Labour’s mission to boost the arts


Published: Monday 23rd February 2015 by The News Editor

Comments (0)

Ed Miliband is pledging to put arts and culture at the heart of his government if Labour wins the general election on May 7.

In a speech in London, the Labour leader will promise to guarantee young people’s access to creative education, accusing the coalition Government of depriving schoolchildren of exposure to the arts because of a “backward-looking, narrow educational philosophy”.

And he will offer the creative industries an influential voice within government with the creation of a new committee, chaired by Mr Miliband and drawing its membership from all sectors and regions, with a remit to bring the concerns of the arts community directly to the ear of the Prime Minister.

Speaking to the Creative Industries Foundation, Mr Miliband will stress the economic and educational benefits of access to arts and culture and warn that they should not be allowed to become “the privilege of a few, rather than the right of the many”.

Under Mr Miliband’s plans, schools will only be able to receive an “outstanding” rating from Ofsted inspectors if they offer creative subjects and cultural opportunities.

Schools will be asked to appoint a “local culture champion” to forge links with arts organisations and after-school clubs will be encouraged to offer music, drama, dance and other creative activities.

Labour would guarantee to continue free access to national galleries and museums and encourage the Arts Council to use grants to fund reduced-rate theatre tickets for young people.

And creative industries and arts organisations which receive government grants and contracts would be required to offer more apprenticeships.

Labour cited the findings of the Warwick Commission that numbers of primary school children taking part in music had fallen from over half in 2010 to under one-third in 2013, while the number of arts and culture teachers in schools has fallen by 11% since the last election and in 2013, only 8.4% of students combined arts and science subjects at AS-level.

“In my view, this is a direct consequence of a backward-looking, narrow educational philosophy from a Government that has gone from the Gove regime to the Gove regime in all but name,” Mr Miliband is due to say.

“We have to turn that round.

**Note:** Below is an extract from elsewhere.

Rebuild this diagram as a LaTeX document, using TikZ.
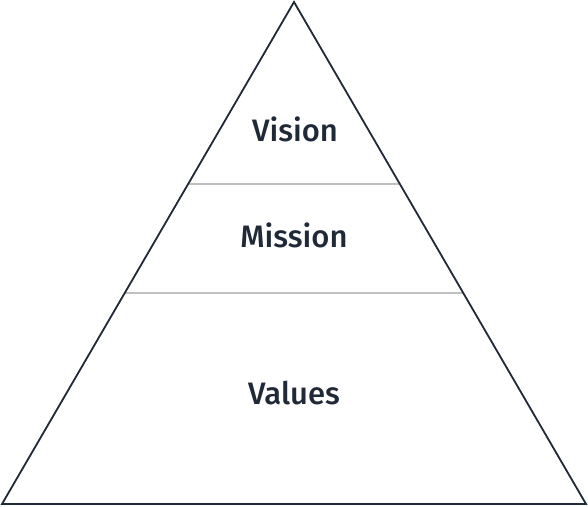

That is why the next Labour government’s mission is to guarantee every young person, from whatever background, access to the arts and culture – a universal entitlement to a creative education for every child.”

Citing the filming of the new Star Wars movie in Berkshire and the training of a new generation of talent at the Brit School in Croydon, Mr Miliband was due to say: “Arts is an area where Britain still leads the world … And every day we see all around us evidence of the brilliance of British theatre, design, fashion, architecture, video games and every other branch of arts and culture.

“Together, the creative industries are our fastest growing sector. But the importance of the arts and culture for me goes far beyond pounds and pence. The arts and culture define our character as a nation.”

And he will add: “If you believe in social justice, if you believe in a more equal society, then access to the arts and culture is not an optional extra, it is essential – not simply because of the worlds it opens up, but because of the wider impact it has.

“Over 40% of 16-year-olds from low-income families who engage in the arts and culture score above average in their school tests – and those who take part in the arts and culture are more likely to get a degree.

“It is for all these reasons that I am committed to opening up access to the arts and culture, because it can’t be right that all of these advantages are the privilege of a few, rather than the right of the many.”